Tomorrow’s Referendum
This referendum’s significance for the future trajectory of the country has not been lost on me, or on many fellow campaigners – on both sides. Whether we vote Yes or No, Ireland will change forever.
Many on the Yes side have attempted to present this referendum as being a strike of the people against the system. That if we vote Yes we will be somehow asserting ourselves against some sort of all-powerful beast. Yet this could not be further from the truth.
Over the last few weeks I have had the pleasure of meeting the people canvassing for the No side. They aren’t the caricatured Catholic fundamentalist, women-haters which the Yes side so often paint them as. They are truly salt of the earth, ordinary, decent people. They are deeply committed to the cause of saving lives. Many have made sacrifices, both of their own time and in their relationships with others, due to their fighting for the cause of Life. But it is a noble cause, and their only regret is that they couldn’t do more.

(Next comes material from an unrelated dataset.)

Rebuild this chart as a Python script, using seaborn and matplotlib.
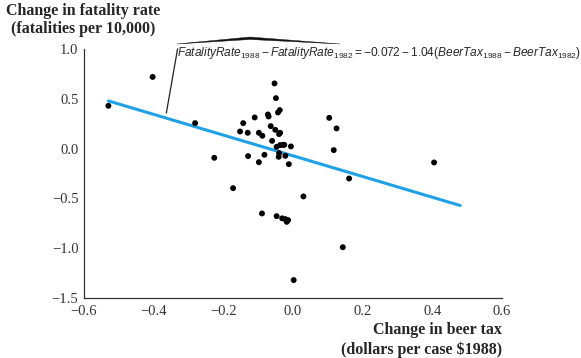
import matplotlib
matplotlib.use('Agg')
import matplotlib.pyplot as plt
from matplotlib import font_manager
import numpy as np
import pandas as pd
import seaborn as sns
from matplotlib.patches import Polygon

# Data: change 1982-1988 by state
beer_tax_change = [-0.530, -0.403, -0.281, -0.226, -0.172, -0.143, -0.152, -0.130,
                   -0.129, -0.110, -0.098, -0.088, -0.098, -0.082, -0.072, -0.070,
                   -0.064, -0.060, -0.053, -0.049, -0.051, -0.043, -0.038, -0.040,
                   -0.037, -0.047, -0.037, -0.029, -0.025, -0.006, -0.040, -0.041,
                   -0.022, -0.012, 0.030, 0.104, 0.125, 0.117, 0.405, 0.161,
                   -0.089, -0.047, -0.031, -0.022, -0.014, -0.018, 0.143, 0.002]
fatality_change = [0.43, 0.72, 0.256, -0.092, -0.397, 0.256, 0.172, 0.159,
                   -0.075, 0.313, 0.159, 0.129, -0.136, -0.062, 0.343, 0.323,
                   0.226, 0.078, 0.655, 0.507, 0.189, 0.363, 0.387, 0.146,
                   0.159, 0.018, 0.035, 0.038, 0.038, 0.022, -0.045, -0.082,
                   -0.072, -0.156, -0.48, 0.309, 0.203, -0.015, -0.139, -0.30,
                   -0.651, -0.678, -0.70, -0.708, -0.718, -0.735, -0.99, -1.32]

intercept = -0.072
slope = -1.04
line_x = [-0.53, 0.48]

x_ticks = [-0.6, -0.4, -0.2, 0.0, 0.2, 0.4, 0.6]
y_ticks = [-1.5, -1.0, -0.5, 0.0, 0.5, 1.0]

df = pd.DataFrame({'dtax': beer_tax_change, 'dfat': fatality_change})
fit = pd.DataFrame({'x': line_x})
fit['y'] = intercept + slope * fit['x']

sns.set_style('white')
plt.rcParams['font.family'] = ['Liberation Serif', 'DejaVu Serif']

# a narrow sans for the equation if there is one
names = {f.name for f in font_manager.fontManager.ttflist}
eq_font = 'Liberation Sans Narrow' if 'Liberation Sans Narrow' in names else 'Liberation Sans'
eq_size = 10.5 if eq_font == 'Liberation Sans Narrow' else 8.6
plt.rcParams['mathtext.fontset'] = 'custom'
plt.rcParams['mathtext.it'] = eq_font + ':italic'
plt.rcParams['mathtext.rm'] = eq_font

fig = plt.figure(figsize=(5.81, 3.58), dpi=100)
ax = fig.add_axes([0.1446, 0.1676, 0.7194, 0.6954])

sns.lineplot(data=fit, x='x', y='y', ax=ax, color='#1ea1e6', linewidth=2.2)
sns.scatterplot(data=df, x='dtax', y='dfat', ax=ax, color='black', s=18,
                edgecolor='none', zorder=3)

ax.set_xlim(-0.6, 0.6)
ax.set_ylim(-1.5, 1.0)
ax.set_xticks(x_ticks)
ax.set_yticks(y_ticks)
ax.set_xticklabels(['\u2212%.1f' % abs(v) if v < 0 else '%.1f' % v for v in x_ticks])
ax.set_yticklabels(['\u2212%.1f' % abs(v) if v < 0 else '%.1f' % v for v in y_ticks])
ax.tick_params(direction='in', length=5, width=0.8, labelsize=10.5,
               colors='#333333', labelcolor='#333333')
ax.tick_params(axis='x', pad=5)
ax.tick_params(axis='y', pad=4)
ax.set_xlabel('')
ax.set_ylabel('')
for s in ['top', 'right']:
    ax.spines[s].set_visible(False)
for s in ['left', 'bottom']:
    ax.spines[s].set_color('#333333')
    ax.spines[s].set_linewidth(0.9)

fig.text(83 / 581, 1 - 20 / 358, 'Change in fatality rate\n(fatalities per 10,000)',
         ha='center', va='center', multialignment='center',
         fontsize=11.5, fontweight='bold', linespacing=1.1)
fig.text(502 / 581, 1 - 340 / 358, 'Change in beer tax\n(dollars per case $1988)',
         ha='right', va='center', multialignment='right',
         fontsize=11.5, fontweight='bold', linespacing=1.2)

# equation and its pointer
eq = (r'$FatalityRate_{1988} - FatalityRate_{1982} = -0.072 - 1.04'
      r'(BeerTax_{1988} - BeerTax_{1982})$')
fig.text(177 / 581, 1 - 56 / 358, eq, ha='left', va='baseline', fontsize=eq_size)
ax.annotate('', xy=(-0.365, 0.33), xytext=(-0.330, 1.03),
            arrowprops=dict(arrowstyle='-', color='#222222', lw=0.9),
            annotation_clip=False)

hat = [(176.7, 44), (250, 37.0), (340, 44), (250, 39.5)]
fig.patches.append(Polygon([(px / 581, 1 - py / 358) for px, py in hat],
                           closed=True, transform=fig.transFigure,
                           color='#111111', lw=0.3))

fig.savefig('out.png', dpi=100)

As we come closer and closer to tomorrow’s referendum, I am inclined to reflect upon the good work we have all done and I congratulate the many hundreds of willing volunteers across our great country. I am confident their sacrifices and efforts will not be in vain.
We have truly been engaged in a struggle like no other. As this isn’t merely another election or bread and circuses referendum. This is a referendum on the very survival of our Irish nation. Whether we choose life or death. We are faced by the ‘two roads diverged’ as Robert Frost famously put it. One leads to an Ireland which without doubt will adopt a UK-style abortion regime, one in which the individual is paramount and concepts such as the family or the community are viewed with scorn as being archaic and outdated concepts.
The other available road is one in where we choose life over death. If we follow this road Ireland will strike a blow not only for our own unborn generations, but also for international human rights. A No vote will be a wake-up call to the rest of the world, and will hopefully ignite the spark of a re-evaluation over the terrible realities of abortion. We will have taken a stand against the combined power of the political parties, the media, the government, the so-called elites in Irish society. A No vote will truly have been a revolt of the ordinary people.
A lot of bluster has been made during this referendum about ‘choice’. But the real choice we are faced with now is the one I have outlined above. How we treat the most vulnerable in society is surely the mark of a nation’s worth. The most vulnerable in Ireland today is the unborn child, she frequently has her very humanity discarded and has no voice of her own.
On Friday I will be placing my vote for No. I will be voting to defend human rights. I will be voting against the defeatist and glib view of humanity being espoused by an equally negative government. I will be voting for the national survival of my country. I will be voting for Life.